My hope is that all this reading will translate into effortless detail. My fear is that I bog down the book with too much. But either way I know that White Satin was a euphuism for gin. Who doesn’t love that fact!

“Excuse me, bartender. Yes, I’ll have a White Satin and tonic.” Hee hee… I’m such a geek.

8 comments:

Karen W said...

We love you anyway!

We're all geeks about something!

You've just listed all the reasons why I don't write historicals!

Molly O'Keefe said...

Yeah - I'm with Karen - too much work. But I love the authors that do it - I love the authenticity in thier work. That Bourne book was a total revelation. And yes, the gilded toenails destroyed me. I wish you luck, Steph - and when next I see you - the white satin is on me!!

Maureen McGowan said...

Now this is why I like to make my world up... But in some ways it should be the same. Immersing yourself in all the details of your world and then letting those details show up in the book without being intrusive...

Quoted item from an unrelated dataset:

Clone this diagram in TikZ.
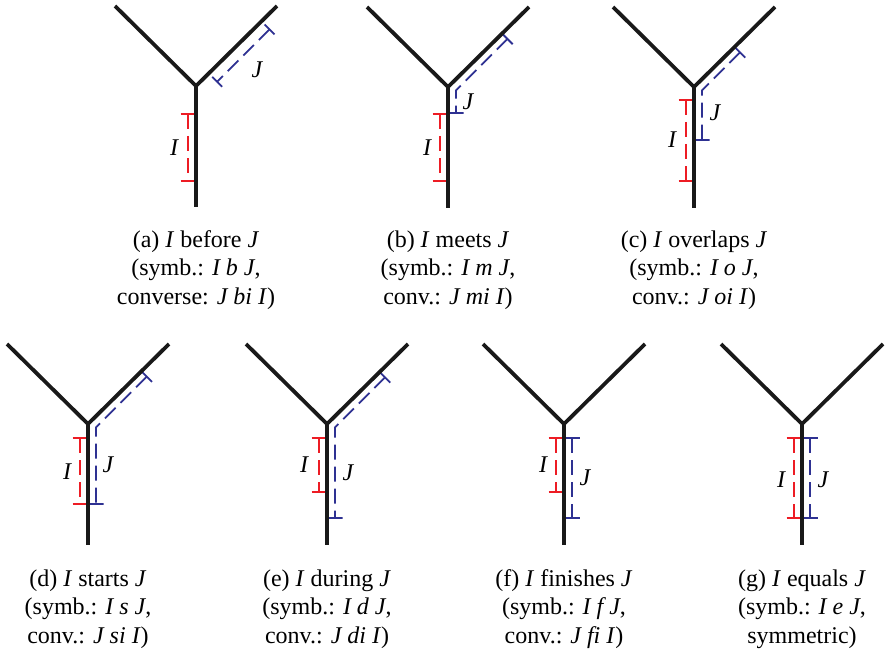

You've just made me realize how much work I'm going to have to do revising my current WIP to make it really great. Damn you. ;)

Eileen said...

You are so right about how great historical fiction is when the details of daily life are just part of the warp and weave of the whole novel.

Spring Warren's Turpentine is like that with the American west in the 1870s. Everything -- the clothing, the food, the language -- is just beautifully layered in.

I recently discovered another author who does it beautifully, too. Catriona MacPherson write a series that takes place in Scotland in the 1920s. You never feel like you're being beaten over the head with their research, but you feel its authenticity as you read it.

Lisa said...

This is why everything I write it is modern - I'm too lazy (so far!)

Sinead M said...

Some of the research is interesting. I think we may have the same Victorian house book and it's OK reading, but some is so dry.

And most research books are about politics and wars, when I want to know when did sinks have running water, and what did they use to wash their hair.

Although I have a book about the Crimean war that is amazing reading.

Maureen McGowan said...

I've been thinking about how my characters wash their hair, too. But at least I can make it up. It just has to be plausible. It's not those things that interest me about my story, still I know I can't ignore them.

Stephanie Doyle said...

Sinead I think you gave me the "house" book. It's definitely okay... but 4 pages on doing the laundry. I get tired just reading it!

Oooh Crimean War... how do I find that one?